* begin *
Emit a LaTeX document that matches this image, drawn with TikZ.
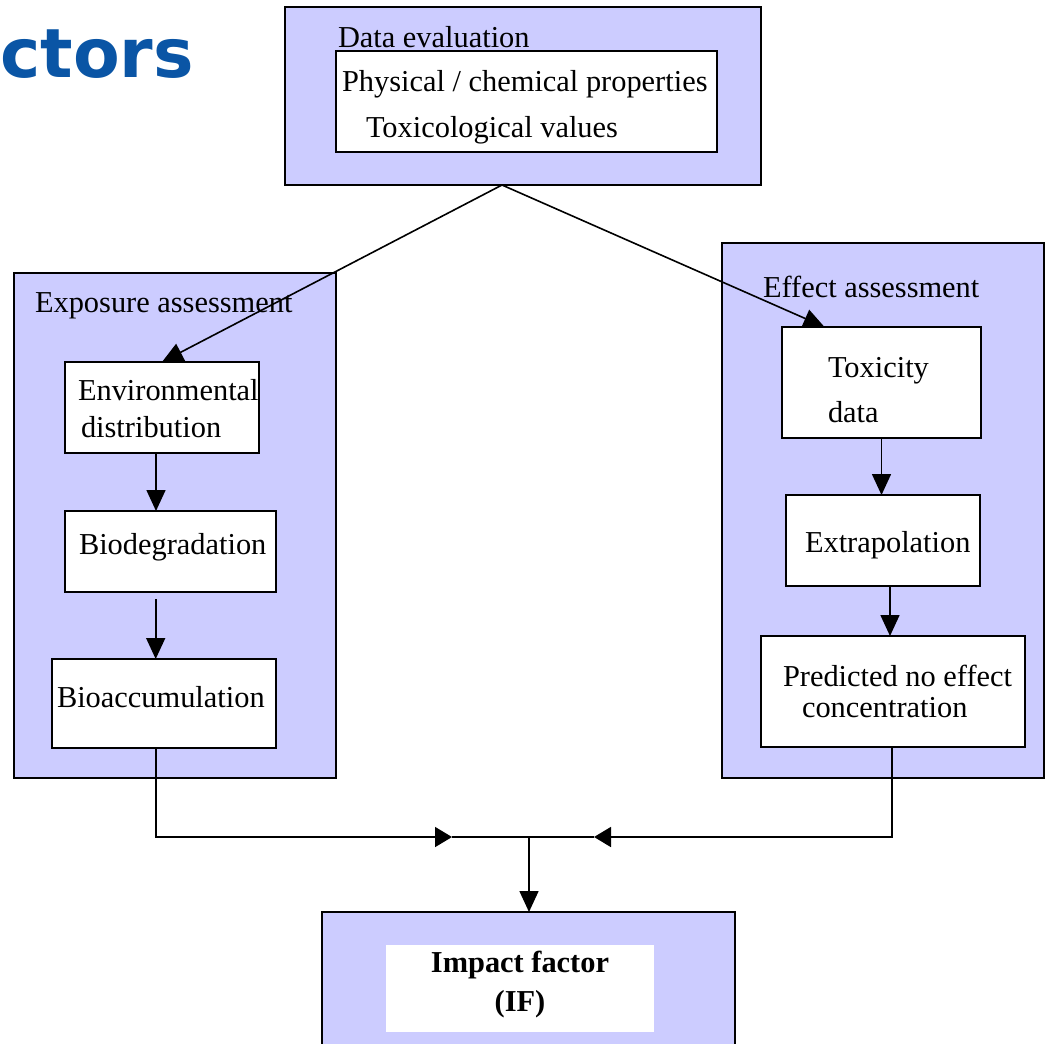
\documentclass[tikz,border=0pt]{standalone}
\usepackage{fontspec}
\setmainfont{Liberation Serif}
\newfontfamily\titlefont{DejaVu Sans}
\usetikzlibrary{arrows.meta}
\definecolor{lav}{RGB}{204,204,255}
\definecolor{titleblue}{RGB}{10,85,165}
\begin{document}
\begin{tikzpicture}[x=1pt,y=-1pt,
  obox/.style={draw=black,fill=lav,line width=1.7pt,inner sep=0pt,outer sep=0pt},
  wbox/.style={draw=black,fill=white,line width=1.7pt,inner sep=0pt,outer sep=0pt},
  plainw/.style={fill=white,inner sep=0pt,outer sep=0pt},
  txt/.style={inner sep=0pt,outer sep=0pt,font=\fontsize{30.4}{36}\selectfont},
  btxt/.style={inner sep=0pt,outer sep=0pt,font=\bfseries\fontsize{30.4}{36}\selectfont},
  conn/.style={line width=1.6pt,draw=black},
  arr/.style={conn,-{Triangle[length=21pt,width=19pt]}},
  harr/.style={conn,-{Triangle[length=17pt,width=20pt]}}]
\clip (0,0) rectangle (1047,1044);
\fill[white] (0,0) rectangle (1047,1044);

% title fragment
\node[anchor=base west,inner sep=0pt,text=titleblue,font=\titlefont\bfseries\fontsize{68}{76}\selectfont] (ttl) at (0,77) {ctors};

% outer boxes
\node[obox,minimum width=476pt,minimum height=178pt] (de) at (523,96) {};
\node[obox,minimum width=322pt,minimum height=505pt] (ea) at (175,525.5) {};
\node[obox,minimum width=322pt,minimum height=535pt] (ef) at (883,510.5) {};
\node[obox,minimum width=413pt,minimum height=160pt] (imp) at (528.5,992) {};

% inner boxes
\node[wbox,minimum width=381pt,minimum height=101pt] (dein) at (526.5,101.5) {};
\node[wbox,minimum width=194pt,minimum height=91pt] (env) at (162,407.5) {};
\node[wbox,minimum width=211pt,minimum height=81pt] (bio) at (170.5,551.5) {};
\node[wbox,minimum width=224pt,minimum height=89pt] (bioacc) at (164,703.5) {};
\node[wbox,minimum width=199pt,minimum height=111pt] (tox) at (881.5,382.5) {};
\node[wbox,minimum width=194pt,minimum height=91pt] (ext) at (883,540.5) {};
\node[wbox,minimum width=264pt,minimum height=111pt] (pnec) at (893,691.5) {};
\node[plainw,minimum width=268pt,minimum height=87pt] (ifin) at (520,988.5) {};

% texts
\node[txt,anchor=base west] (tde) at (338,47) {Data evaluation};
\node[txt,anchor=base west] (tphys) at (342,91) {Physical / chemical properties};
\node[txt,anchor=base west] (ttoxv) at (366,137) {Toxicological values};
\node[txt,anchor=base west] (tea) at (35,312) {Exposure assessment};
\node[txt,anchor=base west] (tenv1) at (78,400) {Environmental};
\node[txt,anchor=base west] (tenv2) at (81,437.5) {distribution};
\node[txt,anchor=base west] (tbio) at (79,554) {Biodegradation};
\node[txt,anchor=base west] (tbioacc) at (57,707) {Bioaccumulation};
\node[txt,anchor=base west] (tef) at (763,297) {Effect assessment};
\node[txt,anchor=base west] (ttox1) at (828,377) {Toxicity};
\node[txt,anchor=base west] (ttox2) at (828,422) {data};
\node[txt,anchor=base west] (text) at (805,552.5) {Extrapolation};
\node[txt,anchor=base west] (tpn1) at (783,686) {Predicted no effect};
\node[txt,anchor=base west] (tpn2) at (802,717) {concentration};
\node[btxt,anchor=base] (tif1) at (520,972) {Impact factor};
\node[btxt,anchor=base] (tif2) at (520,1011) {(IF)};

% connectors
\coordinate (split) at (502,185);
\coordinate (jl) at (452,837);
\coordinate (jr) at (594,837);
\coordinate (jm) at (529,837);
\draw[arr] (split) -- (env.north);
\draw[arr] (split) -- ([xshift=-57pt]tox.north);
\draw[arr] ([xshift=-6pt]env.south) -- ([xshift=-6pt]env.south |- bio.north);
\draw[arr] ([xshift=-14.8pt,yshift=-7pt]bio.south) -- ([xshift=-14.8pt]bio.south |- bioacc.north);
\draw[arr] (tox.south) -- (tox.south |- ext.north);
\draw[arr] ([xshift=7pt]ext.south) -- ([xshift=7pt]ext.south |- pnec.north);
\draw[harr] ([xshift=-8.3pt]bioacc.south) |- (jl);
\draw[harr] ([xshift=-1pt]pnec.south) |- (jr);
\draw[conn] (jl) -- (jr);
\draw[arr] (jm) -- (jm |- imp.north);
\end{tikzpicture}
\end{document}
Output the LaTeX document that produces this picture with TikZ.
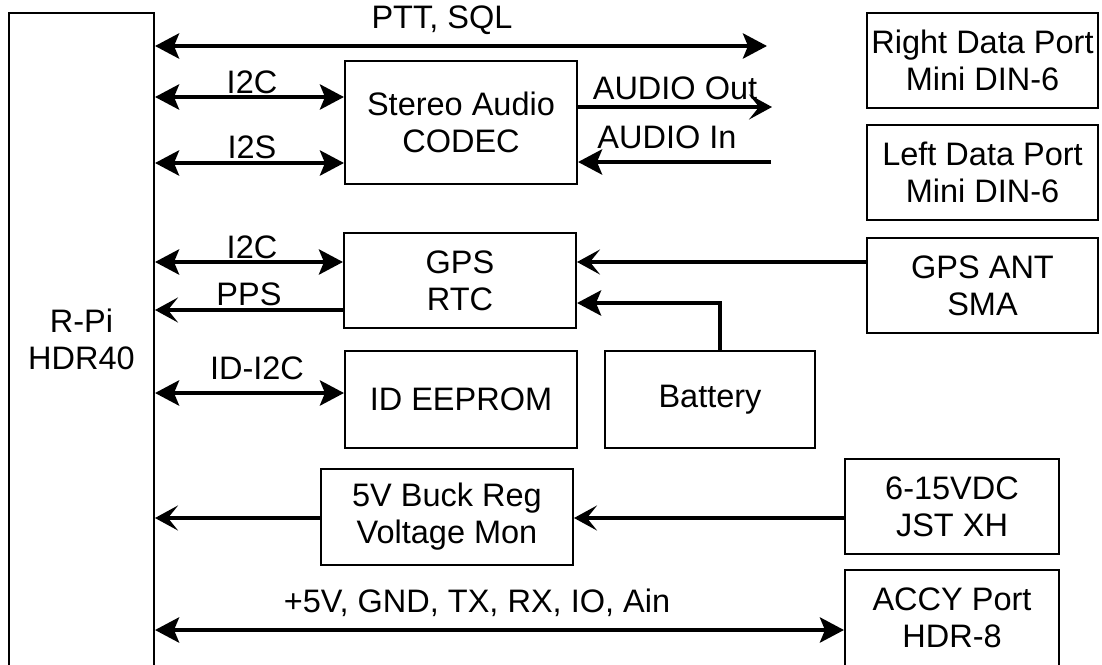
* end *
Written exercise: Using the records above, pull out each line where the word "with" occurs.

The completed task:
Emit a LaTeX document that matches this image, drawn with TikZ.
Output the LaTeX document that produces this picture with TikZ.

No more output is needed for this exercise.